Fifty-eight days from now, the answers to many questions around the Olympics will start to emerge. We will find out whether James Bond will receive a knighthood from the Queen
, if Heathrow will be able to withstand the massive surge in arrivals
, but more importantly to me, we will find out just how many people work from home and how it works out.
The civil service is offering ‘flexi-working’
(partly I suspect because nobody likes a buzzword better than the civil service), with a number of government departments allowing employees to work from home during the entire Olympic and Paralympic periods. In its eyes, non-essential staff can still do their work from home without the country grinding to a halt.

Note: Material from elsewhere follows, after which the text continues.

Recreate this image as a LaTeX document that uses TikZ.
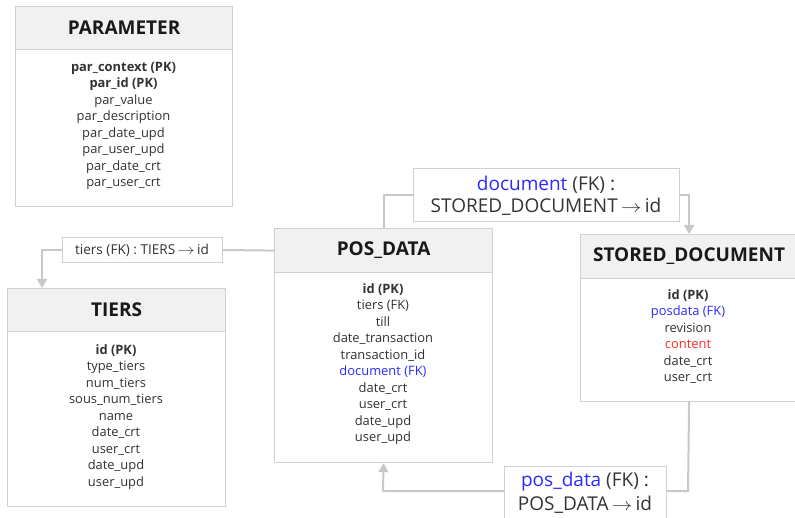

The private sector in the capital would also seem to be tempted by the opportunity to try out more flexible practices. A survey from the Chartered Institute of Personnel and Development
found that 52 per cent of companies plan to make their working practices more flexible, with 13 per cent saying they will actively encourage employees to work from home in order to minimize the disruptions caused to travel by the games.
The outcome might not be as interesting as the 4x100 metre relay finals, but the answer to how much of an impact having a significant part of your workforce do their work from home has on productivity will be interesting.
Personally, I can’t wait to read the story headlined ‘Buyer sacked for tweeting about beach volleyball when he was meant to be meeting supplier’.